** What the task asks **
Gather up all lines that carry the word "this".

[Raw records]
____

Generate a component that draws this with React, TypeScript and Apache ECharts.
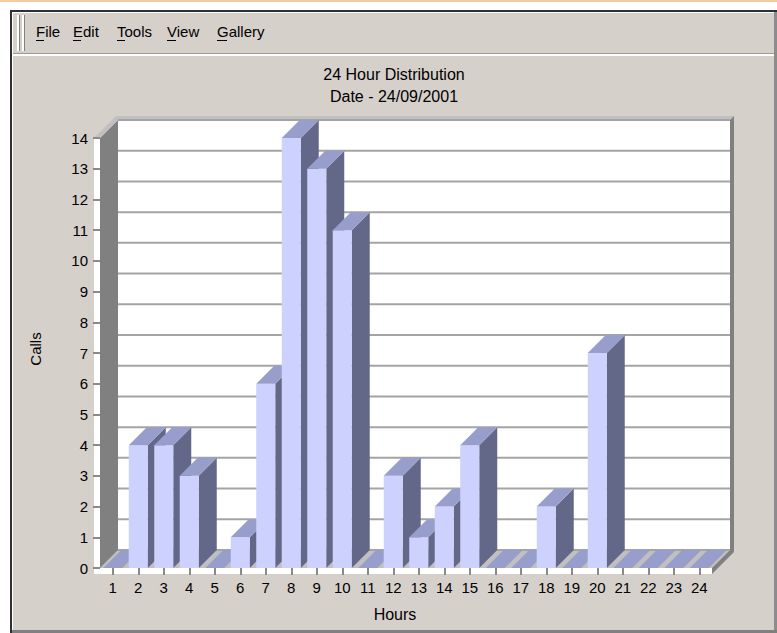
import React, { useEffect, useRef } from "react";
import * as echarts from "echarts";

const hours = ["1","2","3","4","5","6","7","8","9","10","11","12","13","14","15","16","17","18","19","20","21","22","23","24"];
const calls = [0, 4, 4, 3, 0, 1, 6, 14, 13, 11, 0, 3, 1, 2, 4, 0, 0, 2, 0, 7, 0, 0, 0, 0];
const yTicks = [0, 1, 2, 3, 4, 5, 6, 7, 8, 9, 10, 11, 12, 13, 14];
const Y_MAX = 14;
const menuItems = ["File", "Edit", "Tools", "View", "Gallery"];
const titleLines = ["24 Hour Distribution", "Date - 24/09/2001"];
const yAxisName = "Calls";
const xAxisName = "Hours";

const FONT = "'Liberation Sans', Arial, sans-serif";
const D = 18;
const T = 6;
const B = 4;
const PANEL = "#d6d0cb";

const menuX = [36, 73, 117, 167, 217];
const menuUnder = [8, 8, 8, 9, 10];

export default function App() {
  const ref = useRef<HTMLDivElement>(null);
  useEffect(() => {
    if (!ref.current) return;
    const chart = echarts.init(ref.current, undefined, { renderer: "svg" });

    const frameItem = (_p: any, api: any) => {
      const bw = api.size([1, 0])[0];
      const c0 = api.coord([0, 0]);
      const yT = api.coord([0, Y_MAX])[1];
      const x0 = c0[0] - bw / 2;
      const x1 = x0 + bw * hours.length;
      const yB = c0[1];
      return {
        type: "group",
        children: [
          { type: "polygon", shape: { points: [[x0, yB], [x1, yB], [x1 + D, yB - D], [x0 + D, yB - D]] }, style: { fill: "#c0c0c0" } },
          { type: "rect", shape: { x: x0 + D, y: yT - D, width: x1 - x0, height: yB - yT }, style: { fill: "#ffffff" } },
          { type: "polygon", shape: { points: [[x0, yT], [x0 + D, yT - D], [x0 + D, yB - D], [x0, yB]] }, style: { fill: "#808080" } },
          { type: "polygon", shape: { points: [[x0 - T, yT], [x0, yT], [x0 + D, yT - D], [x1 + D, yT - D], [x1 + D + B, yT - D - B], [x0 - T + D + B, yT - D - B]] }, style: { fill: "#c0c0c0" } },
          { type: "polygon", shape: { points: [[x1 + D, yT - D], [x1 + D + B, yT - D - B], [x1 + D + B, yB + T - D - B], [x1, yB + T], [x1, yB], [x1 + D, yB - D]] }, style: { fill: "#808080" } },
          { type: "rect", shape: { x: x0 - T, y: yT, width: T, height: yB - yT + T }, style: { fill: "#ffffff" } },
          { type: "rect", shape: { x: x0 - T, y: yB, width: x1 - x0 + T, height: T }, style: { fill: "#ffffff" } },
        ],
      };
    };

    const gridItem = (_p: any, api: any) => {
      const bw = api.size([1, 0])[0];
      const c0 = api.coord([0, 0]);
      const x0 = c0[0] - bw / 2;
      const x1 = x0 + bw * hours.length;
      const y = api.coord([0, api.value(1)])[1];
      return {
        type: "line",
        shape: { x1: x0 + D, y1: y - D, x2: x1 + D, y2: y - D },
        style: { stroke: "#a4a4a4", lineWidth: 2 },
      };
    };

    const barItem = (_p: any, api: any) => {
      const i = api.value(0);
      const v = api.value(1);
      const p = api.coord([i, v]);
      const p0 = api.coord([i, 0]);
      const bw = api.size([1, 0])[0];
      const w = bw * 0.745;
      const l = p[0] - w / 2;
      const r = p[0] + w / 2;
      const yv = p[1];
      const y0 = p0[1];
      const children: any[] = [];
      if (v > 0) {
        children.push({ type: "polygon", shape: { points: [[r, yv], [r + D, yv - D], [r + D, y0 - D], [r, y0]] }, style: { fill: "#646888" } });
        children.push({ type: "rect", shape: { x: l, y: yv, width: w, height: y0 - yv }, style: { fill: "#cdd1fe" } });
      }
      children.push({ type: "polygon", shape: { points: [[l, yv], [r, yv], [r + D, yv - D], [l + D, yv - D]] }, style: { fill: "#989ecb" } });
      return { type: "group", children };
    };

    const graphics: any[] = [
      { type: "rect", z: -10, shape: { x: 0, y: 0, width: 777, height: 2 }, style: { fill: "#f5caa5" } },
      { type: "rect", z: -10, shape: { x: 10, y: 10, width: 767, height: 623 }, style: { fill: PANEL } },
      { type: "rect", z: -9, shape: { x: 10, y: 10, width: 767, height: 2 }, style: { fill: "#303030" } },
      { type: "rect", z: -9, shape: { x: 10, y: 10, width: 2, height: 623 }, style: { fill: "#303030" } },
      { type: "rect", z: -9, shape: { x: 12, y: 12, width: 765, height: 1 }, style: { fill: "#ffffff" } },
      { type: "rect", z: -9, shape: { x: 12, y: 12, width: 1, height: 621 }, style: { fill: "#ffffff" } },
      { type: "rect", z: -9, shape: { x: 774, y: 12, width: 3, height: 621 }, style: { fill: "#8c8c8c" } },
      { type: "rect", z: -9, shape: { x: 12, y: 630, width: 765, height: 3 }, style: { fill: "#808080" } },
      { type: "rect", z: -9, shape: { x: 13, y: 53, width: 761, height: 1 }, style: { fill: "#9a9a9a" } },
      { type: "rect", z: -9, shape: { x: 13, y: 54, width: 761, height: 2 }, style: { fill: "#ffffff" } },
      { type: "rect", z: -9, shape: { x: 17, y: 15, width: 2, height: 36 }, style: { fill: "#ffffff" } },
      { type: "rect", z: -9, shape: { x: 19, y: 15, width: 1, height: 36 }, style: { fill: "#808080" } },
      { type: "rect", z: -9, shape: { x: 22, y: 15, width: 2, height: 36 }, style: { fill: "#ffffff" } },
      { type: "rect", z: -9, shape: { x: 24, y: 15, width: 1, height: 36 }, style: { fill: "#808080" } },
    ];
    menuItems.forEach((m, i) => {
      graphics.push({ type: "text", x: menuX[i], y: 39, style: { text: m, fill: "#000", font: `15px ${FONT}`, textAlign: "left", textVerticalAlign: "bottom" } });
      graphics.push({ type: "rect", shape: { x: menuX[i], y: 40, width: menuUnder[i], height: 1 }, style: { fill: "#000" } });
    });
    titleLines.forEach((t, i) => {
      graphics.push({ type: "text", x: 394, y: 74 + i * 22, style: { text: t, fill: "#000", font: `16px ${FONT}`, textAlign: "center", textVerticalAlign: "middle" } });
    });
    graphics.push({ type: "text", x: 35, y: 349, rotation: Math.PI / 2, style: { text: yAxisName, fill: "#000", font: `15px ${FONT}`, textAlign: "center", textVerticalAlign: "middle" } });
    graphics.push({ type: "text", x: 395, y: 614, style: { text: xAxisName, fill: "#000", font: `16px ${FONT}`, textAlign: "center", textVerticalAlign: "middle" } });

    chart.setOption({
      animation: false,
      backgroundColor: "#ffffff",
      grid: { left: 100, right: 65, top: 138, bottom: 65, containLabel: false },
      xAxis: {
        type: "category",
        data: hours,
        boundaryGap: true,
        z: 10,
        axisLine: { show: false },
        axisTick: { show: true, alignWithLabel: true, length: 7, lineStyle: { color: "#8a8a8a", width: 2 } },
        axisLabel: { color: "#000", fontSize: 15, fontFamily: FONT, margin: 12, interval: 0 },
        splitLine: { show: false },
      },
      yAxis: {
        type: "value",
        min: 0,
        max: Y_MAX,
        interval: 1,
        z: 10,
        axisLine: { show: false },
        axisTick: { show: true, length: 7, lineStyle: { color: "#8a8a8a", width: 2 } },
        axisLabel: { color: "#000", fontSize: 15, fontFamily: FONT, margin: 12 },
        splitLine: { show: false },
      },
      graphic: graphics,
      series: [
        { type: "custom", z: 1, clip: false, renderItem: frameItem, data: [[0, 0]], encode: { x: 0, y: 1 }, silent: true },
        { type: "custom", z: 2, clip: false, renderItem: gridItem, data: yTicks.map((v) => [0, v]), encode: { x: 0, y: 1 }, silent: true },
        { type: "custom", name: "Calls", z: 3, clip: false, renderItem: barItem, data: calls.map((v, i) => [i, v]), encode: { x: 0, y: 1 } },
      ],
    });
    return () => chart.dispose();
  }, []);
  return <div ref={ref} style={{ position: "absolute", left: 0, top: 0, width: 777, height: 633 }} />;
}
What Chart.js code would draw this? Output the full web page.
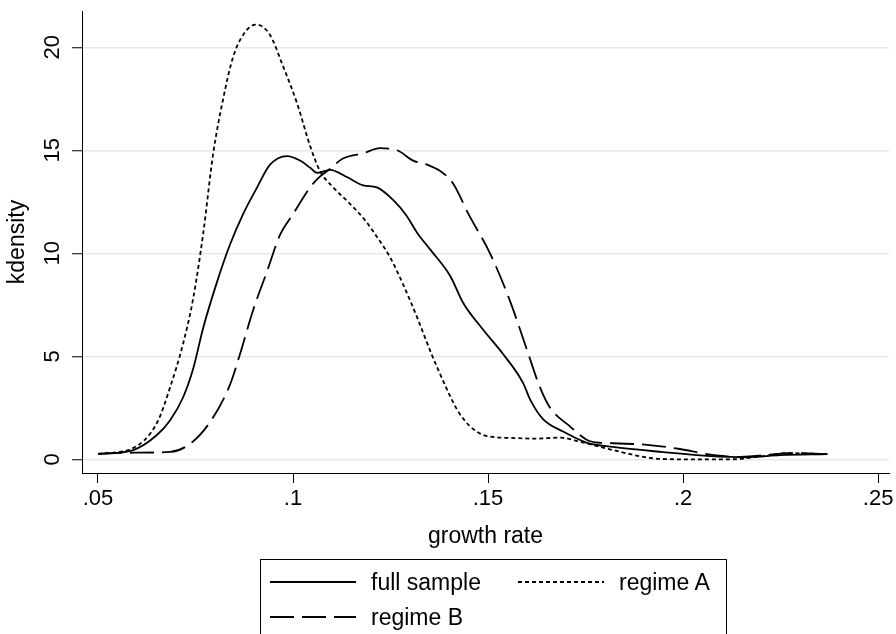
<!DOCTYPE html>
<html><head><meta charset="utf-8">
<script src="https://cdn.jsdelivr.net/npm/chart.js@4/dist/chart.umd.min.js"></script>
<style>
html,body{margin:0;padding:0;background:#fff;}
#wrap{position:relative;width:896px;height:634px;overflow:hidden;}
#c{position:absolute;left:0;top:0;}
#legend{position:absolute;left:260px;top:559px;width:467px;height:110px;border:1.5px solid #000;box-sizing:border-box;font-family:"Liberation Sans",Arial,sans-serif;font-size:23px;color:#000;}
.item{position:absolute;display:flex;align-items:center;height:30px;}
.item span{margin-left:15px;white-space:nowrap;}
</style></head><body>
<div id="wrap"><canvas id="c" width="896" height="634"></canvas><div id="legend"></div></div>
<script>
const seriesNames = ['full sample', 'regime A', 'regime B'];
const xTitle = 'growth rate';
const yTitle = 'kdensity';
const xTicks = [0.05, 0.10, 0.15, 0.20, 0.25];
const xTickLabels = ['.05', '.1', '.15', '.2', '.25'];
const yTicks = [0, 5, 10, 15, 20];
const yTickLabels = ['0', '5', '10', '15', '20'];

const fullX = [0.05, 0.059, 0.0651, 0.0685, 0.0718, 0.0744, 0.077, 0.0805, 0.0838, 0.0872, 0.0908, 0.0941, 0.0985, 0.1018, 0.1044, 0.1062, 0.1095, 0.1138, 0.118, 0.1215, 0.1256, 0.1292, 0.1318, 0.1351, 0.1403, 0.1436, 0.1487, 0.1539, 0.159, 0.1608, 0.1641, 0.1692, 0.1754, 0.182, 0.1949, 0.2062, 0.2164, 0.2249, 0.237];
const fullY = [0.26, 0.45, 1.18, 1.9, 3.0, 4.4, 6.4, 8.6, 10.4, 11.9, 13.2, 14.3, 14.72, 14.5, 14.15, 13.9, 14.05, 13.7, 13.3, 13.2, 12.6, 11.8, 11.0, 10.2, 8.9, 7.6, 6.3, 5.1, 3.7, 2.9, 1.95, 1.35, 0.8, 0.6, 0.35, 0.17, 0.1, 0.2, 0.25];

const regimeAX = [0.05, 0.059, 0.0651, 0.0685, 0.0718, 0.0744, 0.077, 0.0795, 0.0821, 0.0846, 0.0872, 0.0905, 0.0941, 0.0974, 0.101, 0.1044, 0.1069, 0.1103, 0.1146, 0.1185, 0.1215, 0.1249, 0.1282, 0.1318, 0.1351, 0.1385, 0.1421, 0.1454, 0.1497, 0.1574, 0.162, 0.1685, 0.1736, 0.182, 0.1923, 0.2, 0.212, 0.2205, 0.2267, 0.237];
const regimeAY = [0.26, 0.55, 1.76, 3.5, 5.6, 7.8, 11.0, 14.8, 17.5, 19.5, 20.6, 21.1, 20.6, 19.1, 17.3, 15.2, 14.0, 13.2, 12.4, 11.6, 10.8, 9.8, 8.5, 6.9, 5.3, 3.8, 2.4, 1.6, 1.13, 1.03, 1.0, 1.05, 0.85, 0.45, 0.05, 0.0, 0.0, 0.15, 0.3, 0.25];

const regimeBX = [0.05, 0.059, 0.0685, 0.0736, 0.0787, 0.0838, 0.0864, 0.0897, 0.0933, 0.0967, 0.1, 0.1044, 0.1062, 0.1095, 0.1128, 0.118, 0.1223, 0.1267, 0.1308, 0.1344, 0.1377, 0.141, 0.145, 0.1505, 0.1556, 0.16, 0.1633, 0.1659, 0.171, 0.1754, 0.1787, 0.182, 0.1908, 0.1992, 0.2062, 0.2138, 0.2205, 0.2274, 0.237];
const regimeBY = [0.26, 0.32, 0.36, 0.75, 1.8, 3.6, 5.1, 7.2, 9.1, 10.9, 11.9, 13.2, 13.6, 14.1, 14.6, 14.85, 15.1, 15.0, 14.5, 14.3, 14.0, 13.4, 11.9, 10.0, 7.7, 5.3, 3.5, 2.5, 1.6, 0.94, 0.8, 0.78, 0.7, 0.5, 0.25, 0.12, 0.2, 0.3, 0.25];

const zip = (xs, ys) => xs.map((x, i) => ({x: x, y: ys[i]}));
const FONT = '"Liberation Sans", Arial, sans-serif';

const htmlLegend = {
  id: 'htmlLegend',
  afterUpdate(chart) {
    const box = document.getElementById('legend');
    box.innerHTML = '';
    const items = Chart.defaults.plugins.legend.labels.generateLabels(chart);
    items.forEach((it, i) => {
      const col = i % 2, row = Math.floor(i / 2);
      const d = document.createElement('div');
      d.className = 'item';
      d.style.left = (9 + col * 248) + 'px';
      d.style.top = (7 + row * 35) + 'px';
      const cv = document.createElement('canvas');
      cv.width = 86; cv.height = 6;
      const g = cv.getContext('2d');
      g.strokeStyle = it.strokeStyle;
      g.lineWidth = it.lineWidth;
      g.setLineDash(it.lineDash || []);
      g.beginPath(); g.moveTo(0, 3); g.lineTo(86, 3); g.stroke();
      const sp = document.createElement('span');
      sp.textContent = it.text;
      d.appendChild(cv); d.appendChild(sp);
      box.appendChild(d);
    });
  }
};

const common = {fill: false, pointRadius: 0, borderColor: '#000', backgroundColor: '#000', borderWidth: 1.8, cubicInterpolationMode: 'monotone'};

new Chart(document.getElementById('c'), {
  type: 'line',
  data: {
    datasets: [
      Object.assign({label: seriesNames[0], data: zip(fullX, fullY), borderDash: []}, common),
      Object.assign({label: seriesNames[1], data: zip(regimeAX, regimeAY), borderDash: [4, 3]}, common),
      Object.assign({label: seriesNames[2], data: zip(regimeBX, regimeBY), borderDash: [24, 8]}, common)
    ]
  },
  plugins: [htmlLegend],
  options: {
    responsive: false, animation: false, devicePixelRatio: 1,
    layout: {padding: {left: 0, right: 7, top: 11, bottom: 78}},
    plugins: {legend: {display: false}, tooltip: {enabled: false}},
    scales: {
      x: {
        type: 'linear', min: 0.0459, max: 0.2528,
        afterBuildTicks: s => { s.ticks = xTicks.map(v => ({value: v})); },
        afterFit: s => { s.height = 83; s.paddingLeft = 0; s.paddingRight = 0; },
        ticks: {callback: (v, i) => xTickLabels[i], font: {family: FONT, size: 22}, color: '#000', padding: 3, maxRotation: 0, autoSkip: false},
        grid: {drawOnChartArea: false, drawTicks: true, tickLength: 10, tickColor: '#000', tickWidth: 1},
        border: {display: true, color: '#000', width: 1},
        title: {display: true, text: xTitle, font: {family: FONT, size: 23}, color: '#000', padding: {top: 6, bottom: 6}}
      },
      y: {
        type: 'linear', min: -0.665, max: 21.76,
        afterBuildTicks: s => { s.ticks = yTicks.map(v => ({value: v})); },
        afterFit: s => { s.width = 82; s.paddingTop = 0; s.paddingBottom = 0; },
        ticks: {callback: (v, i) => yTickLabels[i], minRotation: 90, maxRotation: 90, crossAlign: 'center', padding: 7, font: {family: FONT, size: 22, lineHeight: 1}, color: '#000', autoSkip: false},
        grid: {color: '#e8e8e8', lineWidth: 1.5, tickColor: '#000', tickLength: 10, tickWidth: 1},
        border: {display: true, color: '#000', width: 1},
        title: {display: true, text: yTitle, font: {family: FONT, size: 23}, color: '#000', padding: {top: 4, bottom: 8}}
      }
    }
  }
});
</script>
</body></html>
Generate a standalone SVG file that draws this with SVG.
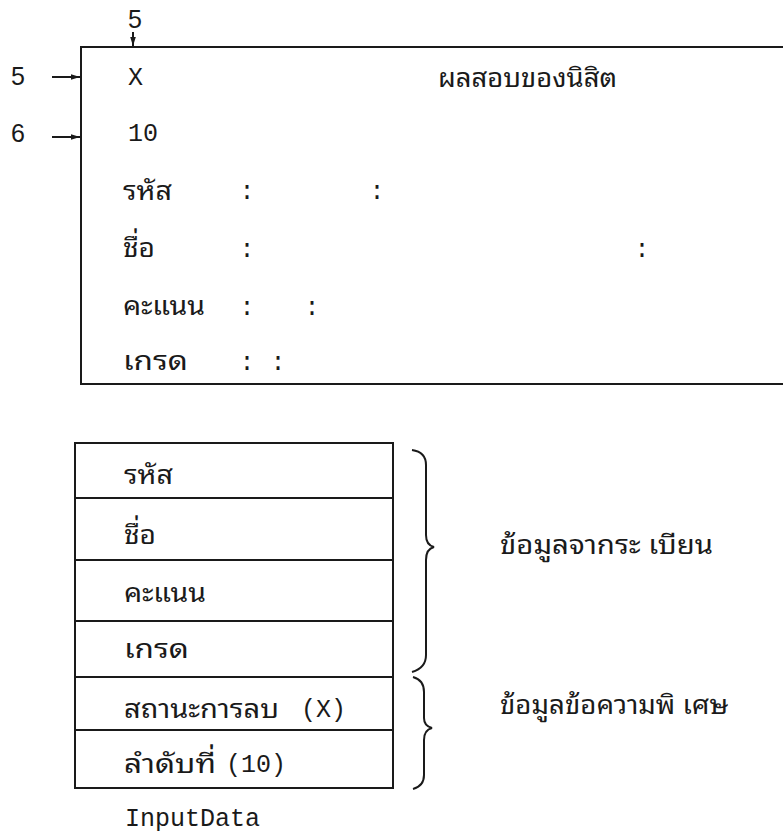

____

** Result of the exercise **
Generate a component that draws this with React, TypeScript and Apache ECharts.
What Chart.js code would draw this? Output the full web page.
Generate a standalone SVG file that draws this with SVG.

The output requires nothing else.